A random matrix model for random approximate $t$-designs

TL;DR

This paper introduces a random matrix model to describe the distribution of approximate t-designs in quantum computing, providing theoretical bounds and numerical evidence for its accuracy.

Contribution

The authors propose a novel random matrix model for approximate t-designs and prove its convergence properties and spectral gap conjecture satisfaction.

Findings

Operator norm of the matrix converges in distribution as the set size grows.

Explicit bounds on tail probabilities for the approximation measure.

Numerical simulations support the model's accuracy across different set sizes.

Abstract

For a Haar random set $\mathcal{S}\subset U(d)$ of quantum gates we consider the uniform measure $\nu_\mathcal{S}$ whose support is given by $\mathcal{S}$. The measure $\nu_\mathcal{S}$ can be regarded as a $\delta(\nu_\mathcal{S},t)$-approximate $t$-design, $t\in\mathbb{Z}_+$. We propose a random matrix model that aims to describe the probability distribution of $\delta(\nu_\mathcal{S},t)$ for any $t$. Our model is given by a block diagonal matrix whose blocks are independent, given by Gaussian or Ginibre ensembles, and their number, size and type is determined by $t$. We prove that, the operator norm of this matrix, $\delta({t})$, is the random variable to which $\sqrt{|\mathcal{S}|}\delta(\nu_\mathcal{S},t)$ converges in distribution when the number of elements in $\mathcal{S}$ grows to infinity.
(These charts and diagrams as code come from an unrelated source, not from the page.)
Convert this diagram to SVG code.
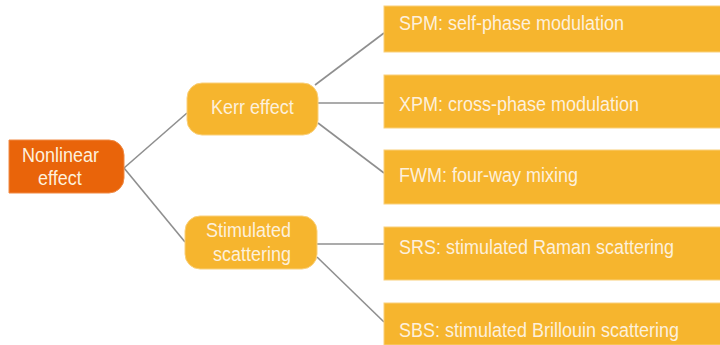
<svg xmlns="http://www.w3.org/2000/svg" width="720" height="345" viewBox="0 0 720 345">
<style>
.conn line{stroke:#8f8f8f;stroke-width:1.6;fill:none}
.root{fill:#E9640A;stroke:#F08A45;stroke-width:1}
.mid{fill:#F6B52E;stroke:#FAD07A;stroke-width:1}
.leaf{fill:#F6B52E;stroke:#FAD07A;stroke-width:1}
text{font-family:"Liberation Sans",Arial,sans-serif;font-size:18px;fill:#FDF0DC}
</style>
<rect width="720" height="345" fill="#ffffff"/>
<g id="connectors" class="conn">
<line x1="124" y1="168" x2="187" y2="113"/>
<line x1="124" y1="168" x2="185" y2="242"/>
<line x1="315" y1="85" x2="384" y2="33"/>
<line x1="318" y1="103" x2="384" y2="103"/>
<line x1="318" y1="123" x2="384" y2="173"/>
<line x1="317" y1="244" x2="384" y2="244"/>
<line x1="317" y1="257" x2="384" y2="322"/>
</g>
<g id="nonlinear">
<path class="root" d="M9 140 H109 A15 15 0 0 1 124 155 V178 A15 15 0 0 1 109 193 H9 Z"/>
<text transform="translate(22,162) scale(1,1.17)">Nonlinear</text>
<text transform="translate(38,185) scale(1,1.17)">effect</text>
</g>
<g id="kerr">
<rect class="mid" x="187" y="83" width="131" height="52" rx="15"/>
<text transform="translate(211,114) scale(1,1.17)">Kerr effect</text>
</g>
<g id="stimulated">
<rect class="mid" x="185" y="216" width="132" height="53" rx="15"/>
<text transform="translate(206,237) scale(1,1.17)">Stimulated</text>
<text transform="translate(213,261) scale(1,1.17)">scattering</text>
</g>
<g id="spm">
<rect class="leaf" x="384" y="6" width="340" height="46"/>
<text transform="translate(399,30) scale(1,1.17)">SPM: self-phase modulation</text>
</g>
<g id="xpm">
<rect class="leaf" x="384" y="75" width="340" height="53"/>
<text transform="translate(399,111) scale(1,1.17)">XPM: cross-phase modulation</text>
</g>
<g id="fwm">
<rect class="leaf" x="384" y="150" width="340" height="54"/>
<text transform="translate(399,182) scale(1,1.17)">FWM: four-way mixing</text>
</g>
<g id="srs">
<rect class="leaf" x="384" y="227" width="340" height="53"/>
<text transform="translate(399,254) scale(1,1.17)">SRS: stimulated Raman scattering</text>
</g>
<g id="sbs">
<rect class="leaf" x="384" y="303" width="340" height="42"/>
<text transform="translate(399,337) scale(1,1.17)">SBS: stimulated Brillouin scattering</text>
</g>
</svg>
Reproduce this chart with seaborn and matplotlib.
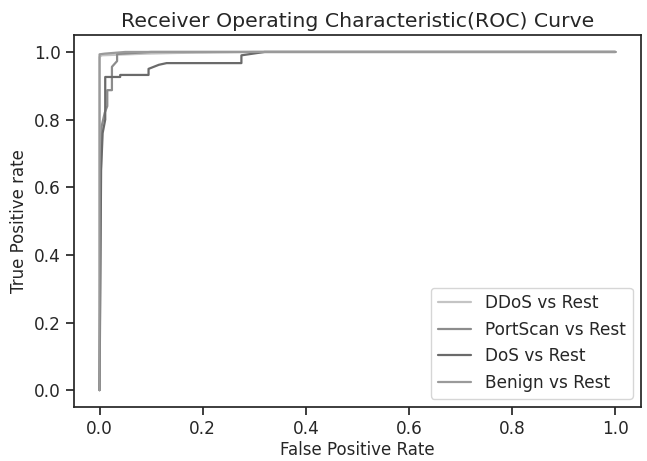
import numpy as np
import pandas as pd
import matplotlib
matplotlib.use('Agg')
import matplotlib.pyplot as plt
import seaborn as sns

# values
ddos_fpr = [0.0, 0.0, 0.004, 0.09, 0.15, 0.30, 1.0]
ddos_tpr = [0.0, 0.985, 0.990, 0.995, 0.997, 1.0, 1.0]

portscan_fpr = [0.0, 0.002, 0.004, 0.010, 0.015, 0.015, 0.024, 0.024, 0.034, 0.034, 0.10, 1.0]
portscan_tpr = [0.0, 0.60, 0.78, 0.82, 0.84, 0.887, 0.887, 0.956, 0.973, 0.994, 1.0, 1.0]

dos_fpr = [0.0, 0.003, 0.006, 0.011, 0.011, 0.040, 0.040, 0.095, 0.095, 0.115, 0.13, 0.275, 0.275, 0.32, 1.0]
dos_tpr = [0.0, 0.65, 0.76, 0.80, 0.926, 0.926, 0.932, 0.932, 0.95, 0.962, 0.967, 0.967, 0.99, 1.0, 1.0]

benign_fpr = [0.0, 0.0, 0.01, 0.05, 1.0]
benign_tpr = [0.0, 0.993, 0.995, 1.0, 1.0]

labels = ['DDoS vs Rest', 'PortScan vs Rest', 'DoS vs Rest', 'Benign vs Rest']
colors = ['#c4c4c4', '#8c8c8c', '#6a6a6a', '#9a9a9a']

sns.set_theme(style='ticks')
plt.rcParams['font.family'] = ['DejaVu Sans']

fig, ax = plt.subplots(figsize=(6.47, 4.61), dpi=100)
curves = [(ddos_fpr, ddos_tpr), (portscan_fpr, portscan_tpr), (dos_fpr, dos_tpr), (benign_fpr, benign_tpr)]
for (f, t), lab, c in zip(curves, labels, colors):
    df = pd.DataFrame({'fpr': f, 'tpr': t})
    ax.plot(df['fpr'], df['tpr'], color=c, label=lab, linewidth=1.6)

ax.set_title('Receiver Operating Characteristic(ROC) Curve', fontsize=14.7)
ax.set_xlabel('False Positive Rate', fontsize=12, labelpad=2)
ax.set_ylabel('True Positive rate', fontsize=12)
ax.tick_params(labelsize=12.2)
ax.legend(loc='lower right', fontsize=12.2)
plt.subplots_adjust(left=0.114, right=0.991, top=0.924, bottom=0.117)
plt.savefig('out.png', dpi=100)
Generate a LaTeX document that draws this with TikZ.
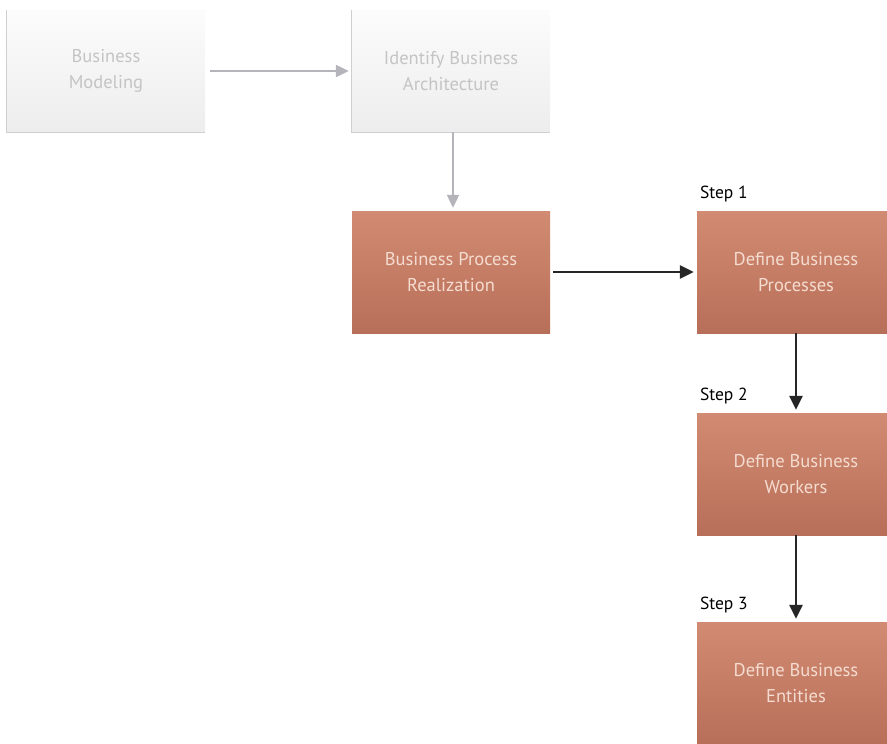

Moreover, we characterize our model giving explicit bounds on the tail probabilities $\mathbb{P}(\delta(t)>2+\epsilon)$, for any $\epsilon>0$. We also show that our model satisfies the so-called spectral gap conjecture, i.e. we prove that with the probability $1$ there is $t\in\mathbb{Z}_+$ such that $\sup_{k\in\mathbb{Z}_{+}}\delta(k)=\delta(t)$. Numerical simulations give convincing evidence that the proposed model is actually almost exact for any cardinality of $\mathcal{S}$. The heuristic explanation of this phenomenon, that we provide, leads us to conjecture that the tail probabilities $\mathbb{P}(\sqrt{\mathcal{S}}\delta(\nu_\mathcal{S},t)>2+\epsilon)$ are bounded from above by the tail probabilities $\mathbb{P}(\delta(t)>2+\epsilon)$ of our random matrix model. In particular our conjecture implies that a Haar random set $\mathcal{S}\subset U(d)$ satisfies the spectral gap conjecture with the probability $1$.